*DATA EXCERPT*.
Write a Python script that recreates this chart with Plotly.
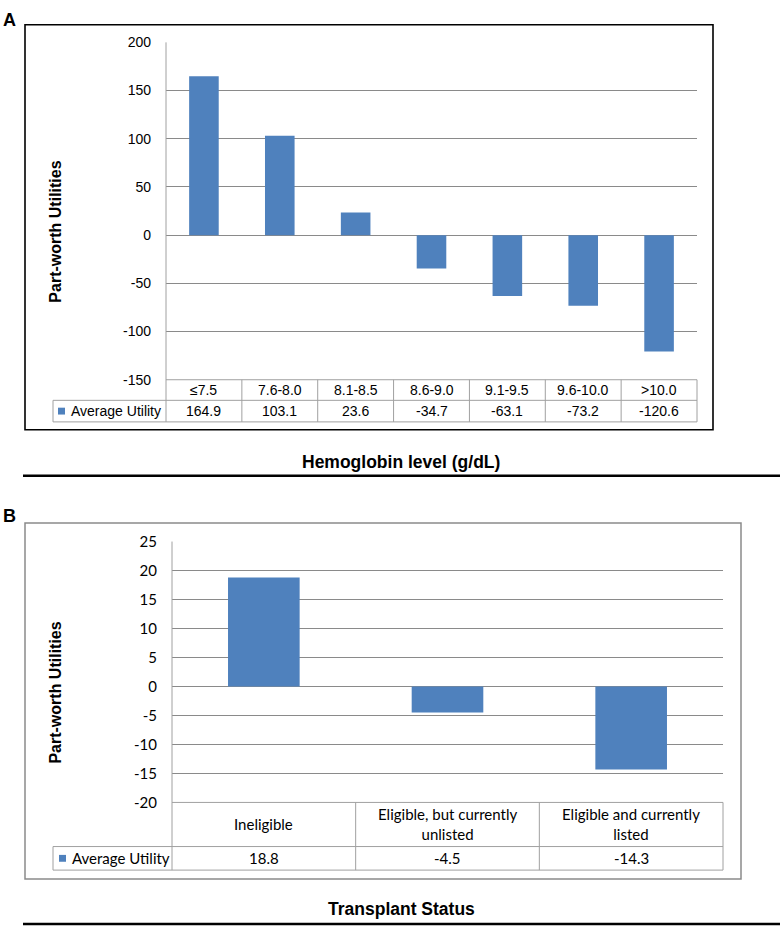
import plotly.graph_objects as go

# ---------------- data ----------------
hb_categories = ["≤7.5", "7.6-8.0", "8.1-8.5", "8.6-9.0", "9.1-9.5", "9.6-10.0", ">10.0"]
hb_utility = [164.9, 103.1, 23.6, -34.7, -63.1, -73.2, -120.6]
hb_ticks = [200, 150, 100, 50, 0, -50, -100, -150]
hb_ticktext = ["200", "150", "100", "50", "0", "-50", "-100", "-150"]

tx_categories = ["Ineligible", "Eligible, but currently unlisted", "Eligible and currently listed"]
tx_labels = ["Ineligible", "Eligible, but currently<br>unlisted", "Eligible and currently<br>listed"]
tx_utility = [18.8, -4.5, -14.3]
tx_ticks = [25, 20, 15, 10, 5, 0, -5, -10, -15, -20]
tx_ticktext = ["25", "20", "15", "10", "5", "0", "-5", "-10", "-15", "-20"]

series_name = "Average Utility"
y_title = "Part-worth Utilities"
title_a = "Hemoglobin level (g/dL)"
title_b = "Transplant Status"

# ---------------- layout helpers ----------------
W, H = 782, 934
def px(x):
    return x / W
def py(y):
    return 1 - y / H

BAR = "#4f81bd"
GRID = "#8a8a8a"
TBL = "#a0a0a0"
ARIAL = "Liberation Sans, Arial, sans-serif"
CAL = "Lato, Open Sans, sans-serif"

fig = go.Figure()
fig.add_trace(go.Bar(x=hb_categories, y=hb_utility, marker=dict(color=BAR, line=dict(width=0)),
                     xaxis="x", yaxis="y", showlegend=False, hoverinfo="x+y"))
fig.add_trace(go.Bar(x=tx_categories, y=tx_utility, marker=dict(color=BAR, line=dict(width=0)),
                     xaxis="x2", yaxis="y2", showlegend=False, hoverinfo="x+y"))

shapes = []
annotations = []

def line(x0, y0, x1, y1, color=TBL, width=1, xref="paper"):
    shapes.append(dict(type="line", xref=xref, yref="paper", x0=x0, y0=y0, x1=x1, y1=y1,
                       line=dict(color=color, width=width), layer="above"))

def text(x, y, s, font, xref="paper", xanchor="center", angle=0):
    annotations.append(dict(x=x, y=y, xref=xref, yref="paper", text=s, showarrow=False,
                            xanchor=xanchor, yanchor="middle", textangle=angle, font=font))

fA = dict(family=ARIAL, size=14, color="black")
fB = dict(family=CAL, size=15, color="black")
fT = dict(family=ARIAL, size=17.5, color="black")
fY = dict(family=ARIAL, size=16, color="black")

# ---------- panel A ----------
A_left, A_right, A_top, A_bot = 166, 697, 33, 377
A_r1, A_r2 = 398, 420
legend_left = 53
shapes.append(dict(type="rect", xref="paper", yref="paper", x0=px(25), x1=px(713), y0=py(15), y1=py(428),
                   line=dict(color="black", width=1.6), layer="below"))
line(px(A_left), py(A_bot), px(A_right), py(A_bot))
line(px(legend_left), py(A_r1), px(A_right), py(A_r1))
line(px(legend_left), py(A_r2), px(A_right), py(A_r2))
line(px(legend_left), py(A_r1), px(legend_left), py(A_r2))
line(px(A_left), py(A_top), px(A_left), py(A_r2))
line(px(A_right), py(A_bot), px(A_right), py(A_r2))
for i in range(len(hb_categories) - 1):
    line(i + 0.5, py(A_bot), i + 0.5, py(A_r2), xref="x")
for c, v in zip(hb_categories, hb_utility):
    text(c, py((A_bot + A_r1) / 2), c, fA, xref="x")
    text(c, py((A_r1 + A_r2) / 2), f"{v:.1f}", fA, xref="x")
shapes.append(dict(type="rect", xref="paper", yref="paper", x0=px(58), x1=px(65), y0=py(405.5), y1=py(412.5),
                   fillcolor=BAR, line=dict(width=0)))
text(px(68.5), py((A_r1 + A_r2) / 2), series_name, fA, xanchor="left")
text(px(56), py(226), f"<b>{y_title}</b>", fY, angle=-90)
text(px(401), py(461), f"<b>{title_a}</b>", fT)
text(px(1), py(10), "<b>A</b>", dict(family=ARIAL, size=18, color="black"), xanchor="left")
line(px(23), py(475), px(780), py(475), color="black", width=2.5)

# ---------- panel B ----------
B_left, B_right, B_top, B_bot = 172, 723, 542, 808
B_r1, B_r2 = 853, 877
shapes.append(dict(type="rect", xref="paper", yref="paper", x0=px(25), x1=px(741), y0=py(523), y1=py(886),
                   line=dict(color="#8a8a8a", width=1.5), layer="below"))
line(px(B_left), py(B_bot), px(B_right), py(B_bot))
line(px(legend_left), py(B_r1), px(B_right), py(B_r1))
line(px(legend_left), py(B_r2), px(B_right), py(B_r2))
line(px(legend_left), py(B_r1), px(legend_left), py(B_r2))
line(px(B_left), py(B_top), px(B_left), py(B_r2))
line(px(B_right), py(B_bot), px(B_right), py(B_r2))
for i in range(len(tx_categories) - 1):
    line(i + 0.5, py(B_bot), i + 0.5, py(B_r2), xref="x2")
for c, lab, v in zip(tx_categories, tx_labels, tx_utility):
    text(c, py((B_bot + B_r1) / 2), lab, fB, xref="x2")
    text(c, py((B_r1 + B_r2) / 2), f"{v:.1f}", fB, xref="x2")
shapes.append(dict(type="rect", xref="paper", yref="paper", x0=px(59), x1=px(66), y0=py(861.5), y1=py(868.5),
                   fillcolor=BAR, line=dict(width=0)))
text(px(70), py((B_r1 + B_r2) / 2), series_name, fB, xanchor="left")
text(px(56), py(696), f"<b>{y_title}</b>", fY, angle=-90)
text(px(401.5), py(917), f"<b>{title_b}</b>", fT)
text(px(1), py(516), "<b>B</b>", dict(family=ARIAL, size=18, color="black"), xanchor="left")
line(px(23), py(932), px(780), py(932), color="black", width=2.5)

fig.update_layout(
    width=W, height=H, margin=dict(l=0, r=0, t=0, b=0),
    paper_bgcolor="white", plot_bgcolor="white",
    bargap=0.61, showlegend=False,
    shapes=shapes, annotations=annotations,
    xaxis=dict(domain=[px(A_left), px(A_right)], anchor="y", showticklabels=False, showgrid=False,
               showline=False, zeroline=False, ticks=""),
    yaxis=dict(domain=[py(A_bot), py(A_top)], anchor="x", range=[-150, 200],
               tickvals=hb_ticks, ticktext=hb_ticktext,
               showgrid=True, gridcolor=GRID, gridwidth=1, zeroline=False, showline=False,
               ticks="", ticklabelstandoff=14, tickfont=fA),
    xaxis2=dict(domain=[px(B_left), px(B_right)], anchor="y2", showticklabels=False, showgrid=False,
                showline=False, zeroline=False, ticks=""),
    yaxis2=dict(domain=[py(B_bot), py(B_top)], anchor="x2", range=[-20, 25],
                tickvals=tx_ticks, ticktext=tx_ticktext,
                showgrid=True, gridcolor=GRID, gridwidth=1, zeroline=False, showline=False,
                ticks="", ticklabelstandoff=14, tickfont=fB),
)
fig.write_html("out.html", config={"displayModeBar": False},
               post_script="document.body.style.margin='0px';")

*WRITTEN TASK*. Reproduce the data word for word, excluding its pictures.

*COMPLETE ANSWER*.
Write a Python script that recreates this chart with Plotly.
import plotly.graph_objects as go

# ---------------- data ----------------
hb_categories = ["≤7.5", "7.6-8.0", "8.1-8.5", "8.6-9.0", "9.1-9.5", "9.6-10.0", ">10.0"]
hb_utility = [164.9, 103.1, 23.6, -34.7, -63.1, -73.2, -120.6]
hb_ticks = [200, 150, 100, 50, 0, -50, -100, -150]
hb_ticktext = ["200", "150", "100", "50", "0", "-50", "-100", "-150"]

tx_categories = ["Ineligible", "Eligible, but currently unlisted", "Eligible and currently listed"]
tx_labels = ["Ineligible", "Eligible, but currently<br>unlisted", "Eligible and currently<br>listed"]
tx_utility = [18.8, -4.5, -14.3]
tx_ticks = [25, 20, 15, 10, 5, 0, -5, -10, -15, -20]
tx_ticktext = ["25", "20", "15", "10", "5", "0", "-5", "-10", "-15", "-20"]

series_name = "Average Utility"
y_title = "Part-worth Utilities"
title_a = "Hemoglobin level (g/dL)"
title_b = "Transplant Status"

# ---------------- layout helpers ----------------
W, H = 782, 934
def px(x):
    return x / W
def py(y):
    return 1 - y / H

BAR = "#4f81bd"
GRID = "#8a8a8a"
TBL = "#a0a0a0"
ARIAL = "Liberation Sans, Arial, sans-serif"
CAL = "Lato, Open Sans, sans-serif"

fig = go.Figure()
fig.add_trace(go.Bar(x=hb_categories, y=hb_utility, marker=dict(color=BAR, line=dict(width=0)),
                     xaxis="x", yaxis="y", showlegend=False, hoverinfo="x+y"))
fig.add_trace(go.Bar(x=tx_categories, y=tx_utility, marker=dict(color=BAR, line=dict(width=0)),
                     xaxis="x2", yaxis="y2", showlegend=False, hoverinfo="x+y"))

shapes = []
annotations = []

def line(x0, y0, x1, y1, color=TBL, width=1, xref="paper"):
    shapes.append(dict(type="line", xref=xref, yref="paper", x0=x0, y0=y0, x1=x1, y1=y1,
                       line=dict(color=color, width=width), layer="above"))

def text(x, y, s, font, xref="paper", xanchor="center", angle=0):
    annotations.append(dict(x=x, y=y, xref=xref, yref="paper", text=s, showarrow=False,
                            xanchor=xanchor, yanchor="middle", textangle=angle, font=font))

fA = dict(family=ARIAL, size=14, color="black")
fB = dict(family=CAL, size=15, color="black")
fT = dict(family=ARIAL, size=17.5, color="black")
fY = dict(family=ARIAL, size=16, color="black")

# ---------- panel A ----------
A_left, A_right, A_top, A_bot = 166, 697, 33, 377
A_r1, A_r2 = 398, 420
legend_left = 53
shapes.append(dict(type="rect", xref="paper", yref="paper", x0=px(25), x1=px(713), y0=py(15), y1=py(428),
                   line=dict(color="black", width=1.6), layer="below"))
line(px(A_left), py(A_bot), px(A_right), py(A_bot))
line(px(legend_left), py(A_r1), px(A_right), py(A_r1))
line(px(legend_left), py(A_r2), px(A_right), py(A_r2))
line(px(legend_left), py(A_r1), px(legend_left), py(A_r2))
line(px(A_left), py(A_top), px(A_left), py(A_r2))
line(px(A_right), py(A_bot), px(A_right), py(A_r2))
for i in range(len(hb_categories) - 1):
    line(i + 0.5, py(A_bot), i + 0.5, py(A_r2), xref="x")
for c, v in zip(hb_categories, hb_utility):
    text(c, py((A_bot + A_r1) / 2), c, fA, xref="x")
    text(c, py((A_r1 + A_r2) / 2), f"{v:.1f}", fA, xref="x")
shapes.append(dict(type="rect", xref="paper", yref="paper", x0=px(58), x1=px(65), y0=py(405.5), y1=py(412.5),
                   fillcolor=BAR, line=dict(width=0)))
text(px(68.5), py((A_r1 + A_r2) / 2), series_name, fA, xanchor="left")
text(px(56), py(226), f"<b>{y_title}</b>", fY, angle=-90)
text(px(401), py(461), f"<b>{title_a}</b>", fT)
text(px(1), py(10), "<b>A</b>", dict(family=ARIAL, size=18, color="black"), xanchor="left")
line(px(23), py(475), px(780), py(475), color="black", width=2.5)

# ---------- panel B ----------
B_left, B_right, B_top, B_bot = 172, 723, 542, 808
B_r1, B_r2 = 853, 877
shapes.append(dict(type="rect", xref="paper", yref="paper", x0=px(25), x1=px(741), y0=py(523), y1=py(886),
                   line=dict(color="#8a8a8a", width=1.5), layer="below"))
line(px(B_left), py(B_bot), px(B_right), py(B_bot))
line(px(legend_left), py(B_r1), px(B_right), py(B_r1))
line(px(legend_left), py(B_r2), px(B_right), py(B_r2))
line(px(legend_left), py(B_r1), px(legend_left), py(B_r2))
line(px(B_left), py(B_top), px(B_left), py(B_r2))
line(px(B_right), py(B_bot), px(B_right), py(B_r2))
for i in range(len(tx_categories) - 1):
    line(i + 0.5, py(B_bot), i + 0.5, py(B_r2), xref="x2")
for c, lab, v in zip(tx_categories, tx_labels, tx_utility):
    text(c, py((B_bot + B_r1) / 2), lab, fB, xref="x2")
    text(c, py((B_r1 + B_r2) / 2), f"{v:.1f}", fB, xref="x2")
shapes.append(dict(type="rect", xref="paper", yref="paper", x0=px(59), x1=px(66), y0=py(861.5), y1=py(868.5),
                   fillcolor=BAR, line=dict(width=0)))
text(px(70), py((B_r1 + B_r2) / 2), series_name, fB, xanchor="left")
text(px(56), py(696), f"<b>{y_title}</b>", fY, angle=-90)
text(px(401.5), py(917), f"<b>{title_b}</b>", fT)
text(px(1), py(516), "<b>B</b>", dict(family=ARIAL, size=18, color="black"), xanchor="left")
line(px(23), py(932), px(780), py(932), color="black", width=2.5)

fig.update_layout(
    width=W, height=H, margin=dict(l=0, r=0, t=0, b=0),
    paper_bgcolor="white", plot_bgcolor="white",
    bargap=0.61, showlegend=False,
    shapes=shapes, annotations=annotations,
    xaxis=dict(domain=[px(A_left), px(A_right)], anchor="y", showticklabels=False, showgrid=False,
               showline=False, zeroline=False, ticks=""),
    yaxis=dict(domain=[py(A_bot), py(A_top)], anchor="x", range=[-150, 200],
               tickvals=hb_ticks, ticktext=hb_ticktext,
               showgrid=True, gridcolor=GRID, gridwidth=1, zeroline=False, showline=False,
               ticks="", ticklabelstandoff=14, tickfont=fA),
    xaxis2=dict(domain=[px(B_left), px(B_right)], anchor="y2", showticklabels=False, showgrid=False,
                showline=False, zeroline=False, ticks=""),
    yaxis2=dict(domain=[py(B_bot), py(B_top)], anchor="x2", range=[-20, 25],
                tickvals=tx_ticks, ticktext=tx_ticktext,
                showgrid=True, gridcolor=GRID, gridwidth=1, zeroline=False, showline=False,
                ticks="", ticklabelstandoff=14, tickfont=fB),
)
fig.write_html("out.html", config={"displayModeBar": False},
               post_script="document.body.style.margin='0px';")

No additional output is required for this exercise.